Tabular Data Structures for Data Analysis - Text Data Grooming
Hi Oleks,
This is probably out of scope (check with your mentors), but I was curious how text processing and inter-table lookups might fit into you project?
Check out the Excel side-story at [1] (starting just above the picture of the red tree) "Everybody thought of Excel as a financial modeling application [...] for creating calculation models with formulas and stuff. ... [but] most people just used Excel to make lists". This is exactly my personal experience.
The greatest practical value I've had from Excel is massaging text lists. Some use cases:
A. getting a bunch of messy hand typed data that needs cleaning up to be consistent before deriving statistics from it. There is no sense programming the whole workflow since its a highly iterative process to work through issues as you discover them. Issues are on-shot, but you want to apply it to 1000 rows.
B. tracking the status of 1000s of drawings as they progress through a workflow. Tagging who is working on each drawing, status and using AutoFilter to print out "Drawings To Go" lists.
C. managing a photo shoot for a school ball, recording orders and generating filenames to copy originals to a USB stick to take to the photo lab, such that duplicate orders each have a single file with the filename printed on the back making it easier to sort into envelopes for each order. (This is from last week so I can provide a sample Excel file for it)
For a detailed example, sometimes I might need to compare the basenames of the files in two folders:
1. In both folders A & B, from the command line I'd do `ls -l > ls.txt`
2. I'd load both text files into Excel, one per tab, where each line appeared in a single column.
3. I split on spaces to convert single column into multiple columns [2]
4. I'd split off the filename extension.
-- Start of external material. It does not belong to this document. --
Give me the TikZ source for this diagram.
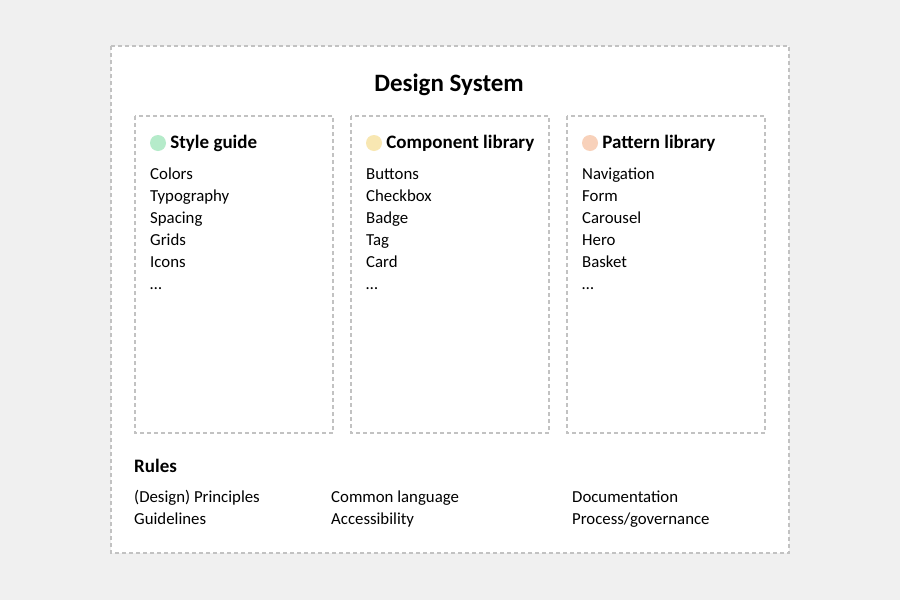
\documentclass[tikz,border=0pt]{standalone}
\usepackage{fontspec}
\setmainfont{Carlito}
\usetikzlibrary{positioning}
\definecolor{pagebg}{HTML}{F0F0F0}
\definecolor{dashgray}{HTML}{C2C2C2}
\definecolor{dotgreen}{HTML}{B5EBCA}
\definecolor{dotyellow}{HTML}{F8E7B2}
\definecolor{dotpeach}{HTML}{F8D1BA}

\begin{document}
\begin{tikzpicture}[x=1pt,y=-1pt,node distance=4pt,
    frame/.style={draw=dashgray,line width=1.3pt,dash pattern=on 4pt off 3pt},
    dot/.style={circle,inner sep=0pt,minimum size=16pt},
    head/.style={inner sep=0pt,text height=12pt,text depth=4pt,font=\fontsize{19}{21}\selectfont\bfseries},
    item/.style={anchor=west,inner sep=0pt,text height=11pt,text depth=3pt,font=\fontsize{16.8}{19}\selectfont}]
  \fill[pagebg] (0,0) rectangle (900,600);
  \useasboundingbox (0,0) rectangle (900,600);
  % outer frame and title
  \draw[frame,fill=white] (111,46) rectangle (789,553);
  \node[head,font=\fontsize{25}{28}\selectfont\bfseries] (title) at (449,87) {Design System};
  % three columns
  \draw[frame] (135,116) rectangle (333,433);
  \draw[frame] (351,116) rectangle (549,433);
  \draw[frame] (567,116) rectangle (765,433);
  \node[dot,fill=dotgreen] (d1) at (158,143) {};
  \node[head,right=of d1,yshift=-1.5pt] (h1) {Style guide};
  \node[dot,fill=dotyellow] (d2) at (374,143) {};
  \node[head,right=of d2,yshift=-1.5pt] (h2) {Component library};
  \node[dot,fill=dotpeach] (d3) at (590,143) {};
  \node[head,right=of d3,yshift=-1.5pt] (h3) {Pattern library};
  \foreach \t [count=\i] in {Colors,Typography,Spacing,Grids,Icons,{\ldots}}
    \node[item] (sg\i) at (150,153+22*\i) {\t};
  \foreach \t [count=\i] in {Buttons,Checkbox,Badge,Tag,Card,{\ldots}}
    \node[item] (cl\i) at (366,153+22*\i) {\t};
  \foreach \t [count=\i] in {Navigation,Form,Carousel,Hero,Basket,{\ldots}}
    \node[item] (pl\i) at (582,153+22*\i) {\t};
  % rules
  \node[head,anchor=west] (rules) at (134,468) {Rules};
  \node[item] (r1) at (134,498) {(Design) Principles};
  \node[item] (r2) at (134,520) {Guidelines};
  \node[item] (r3) at (331,498) {Common language};
  \node[item] (r4) at (331,520) {Accessibility};
  \node[item] (r5) at (572,498) {Documentation};
  \node[item] (r6) at (572,520) {Process/governance};
\end{tikzpicture}
\end{document}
So I'd need to reverse the string to determine the location of the last period and store that in a temporary column. Then two more columns hold the formulas extracting the first and second parts of the split using LEFT() and RIGHT().
5. Then in next column I'd have a formula using VLOOKUP() [4] to see if a row's basename appears in any row of the other tab.
6. I'd then do conditional formatting highlighting the row green if the VLOOKUP() was found.
"Text Data Grooming" would be a popular horizonal application demonstrating Pharo's liveness (indeed Excel can be considered a "live" environment., saving its "image" to a xls file). I'd very much love to use Pharo for this instead of Excel.